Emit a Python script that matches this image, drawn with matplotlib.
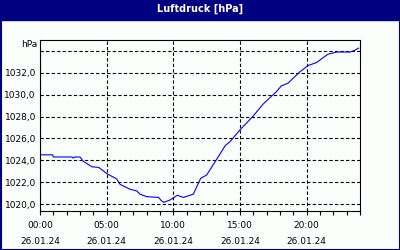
import matplotlib
matplotlib.use("Agg")
import matplotlib.pyplot as plt
from matplotlib.patches import Rectangle
from matplotlib.ticker import MultipleLocator, FixedLocator

hours = [0.0, 0.95, 1.0, 2.4, 2.5, 2.6, 3.0, 3.25, 3.9, 4.4, 5.05, 5.75, 6.0, 6.75, 7.25, 7.5,
         8.0, 8.9, 9.1, 9.3, 9.75, 10.3, 10.75, 11.5, 12.05, 12.5, 13.1, 13.9, 14.25, 15.0,
         16.0, 16.75, 17.75, 18.1, 18.6, 19.5, 20.1, 20.75, 21.25, 21.6, 22.25, 23.25, 23.6, 23.9]
pressure = [1024.5, 1024.5, 1024.3, 1024.3, 1024.2, 1024.3, 1024.3, 1023.9, 1023.4, 1023.35,
            1022.75, 1022.3, 1021.8, 1021.35, 1021.2, 1020.9, 1020.67, 1020.6, 1020.3, 1020.15,
            1020.37, 1020.8, 1020.6, 1020.9, 1022.35, 1022.65, 1023.8, 1025.35, 1025.7, 1026.78,
            1028.06, 1029.16, 1030.3, 1030.8, 1031.05, 1032.1, 1032.66, 1032.94, 1033.4, 1033.7,
            1033.9, 1033.9, 1034.05, 1034.26]
x_ticks = [0, 5, 10, 15, 20]
x_labels = ["00:00\n26.01.24", "05:00\n26.01.24", "10:00\n26.01.24", "15:00\n26.01.24", "20:00\n26.01.24"]
y_ticks = [1020, 1022, 1024, 1026, 1028, 1030, 1032]
y_labels = ["1020,0", "1022,0", "1024,0", "1026,0", "1028,0", "1030,0", "1032,0"]
title = "Luftdruck [hPa]"
unit = "hPa"

navy = "#000080"
bg = "#FBFFFB"
fig = plt.figure(figsize=(4, 2.5), dpi=100, facecolor=bg)
# title bar and border
fig.patches.append(Rectangle((0, 230/250), 1, 20/250, transform=fig.transFigure, color=navy, zorder=0))
fig.patches.append(Rectangle((0.5/400, 0.5/250), 399/400, 249/250, transform=fig.transFigure,
                             fill=False, edgecolor=navy, linewidth=1.5, zorder=5))
fig.text(0.5, 1 - 9/250, title, color="white", fontweight="bold", fontsize=7,
         ha="center", va="center", family="DejaVu Sans")

ax = fig.add_axes([40/400, 39/250, 320/400, 171/250])
ax.set_facecolor(bg)
ax.plot(hours, pressure, color="#0000FF", linewidth=0.8)
ax.set_xlim(0, 24)
ax.set_ylim(1019.36, 1035.0)
ax.xaxis.set_major_locator(FixedLocator(x_ticks))
ax.set_xticklabels(x_labels, fontsize=6.5, linespacing=2.0)
ax.xaxis.set_minor_locator(MultipleLocator(1))
ax.set_yticks(y_ticks + [1034])
ax.set_yticklabels(y_labels + [""], fontsize=6.5)
ax.tick_params(axis="y", length=0, pad=3)
ax.tick_params(axis="x", which="both", direction="out", length=3, width=0.8, pad=4)
ax.grid(True, which="major", color="black", linestyle=(0, (3, 2)), linewidth=0.8)
for s in ax.spines.values():
    s.set_color("black")
    s.set_linewidth(0.8)
ax.text(-3/320*24, 1034.55, unit, fontsize=6.5, ha="right", va="center",
        transform=ax.transData, clip_on=False)
fig.savefig("out.png", dpi=100, facecolor=bg)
★ ★ ★ ★ ★ ★ ★
Goal |
Repeat the full listing above exactly, with no pictures in the copy.

Result |
Emit a Python script that matches this image, drawn with matplotlib.
import matplotlib
matplotlib.use("Agg")
import matplotlib.pyplot as plt
from matplotlib.patches import Rectangle
from matplotlib.ticker import MultipleLocator, FixedLocator

hours = [0.0, 0.95, 1.0, 2.4, 2.5, 2.6, 3.0, 3.25, 3.9, 4.4, 5.05, 5.75, 6.0, 6.75, 7.25, 7.5,
         8.0, 8.9, 9.1, 9.3, 9.75, 10.3, 10.75, 11.5, 12.05, 12.5, 13.1, 13.9, 14.25, 15.0,
         16.0, 16.75, 17.75, 18.1, 18.6, 19.5, 20.1, 20.75, 21.25, 21.6, 22.25, 23.25, 23.6, 23.9]
pressure = [1024.5, 1024.5, 1024.3, 1024.3, 1024.2, 1024.3, 1024.3, 1023.9, 1023.4, 1023.35,
            1022.75, 1022.3, 1021.8, 1021.35, 1021.2, 1020.9, 1020.67, 1020.6, 1020.3, 1020.15,
            1020.37, 1020.8, 1020.6, 1020.9, 1022.35, 1022.65, 1023.8, 1025.35, 1025.7, 1026.78,
            1028.06, 1029.16, 1030.3, 1030.8, 1031.05, 1032.1, 1032.66, 1032.94, 1033.4, 1033.7,
            1033.9, 1033.9, 1034.05, 1034.26]
x_ticks = [0, 5, 10, 15, 20]
x_labels = ["00:00\n26.01.24", "05:00\n26.01.24", "10:00\n26.01.24", "15:00\n26.01.24", "20:00\n26.01.24"]
y_ticks = [1020, 1022, 1024, 1026, 1028, 1030, 1032]
y_labels = ["1020,0", "1022,0", "1024,0", "1026,0", "1028,0", "1030,0", "1032,0"]
title = "Luftdruck [hPa]"
unit = "hPa"

navy = "#000080"
bg = "#FBFFFB"
fig = plt.figure(figsize=(4, 2.5), dpi=100, facecolor=bg)
# title bar and border
fig.patches.append(Rectangle((0, 230/250), 1, 20/250, transform=fig.transFigure, color=navy, zorder=0))
fig.patches.append(Rectangle((0.5/400, 0.5/250), 399/400, 249/250, transform=fig.transFigure,
                             fill=False, edgecolor=navy, linewidth=1.5, zorder=5))
fig.text(0.5, 1 - 9/250, title, color="white", fontweight="bold", fontsize=7,
         ha="center", va="center", family="DejaVu Sans")

ax = fig.add_axes([40/400, 39/250, 320/400, 171/250])
ax.set_facecolor(bg)
ax.plot(hours, pressure, color="#0000FF", linewidth=0.8)
ax.set_xlim(0, 24)
ax.set_ylim(1019.36, 1035.0)
ax.xaxis.set_major_locator(FixedLocator(x_ticks))
ax.set_xticklabels(x_labels, fontsize=6.5, linespacing=2.0)
ax.xaxis.set_minor_locator(MultipleLocator(1))
ax.set_yticks(y_ticks + [1034])
ax.set_yticklabels(y_labels + [""], fontsize=6.5)
ax.tick_params(axis="y", length=0, pad=3)
ax.tick_params(axis="x", which="both", direction="out", length=3, width=0.8, pad=4)
ax.grid(True, which="major", color="black", linestyle=(0, (3, 2)), linewidth=0.8)
for s in ax.spines.values():
    s.set_color("black")
    s.set_linewidth(0.8)
ax.text(-3/320*24, 1034.55, unit, fontsize=6.5, ha="right", va="center",
        transform=ax.transData, clip_on=False)
fig.savefig("out.png", dpi=100, facecolor=bg)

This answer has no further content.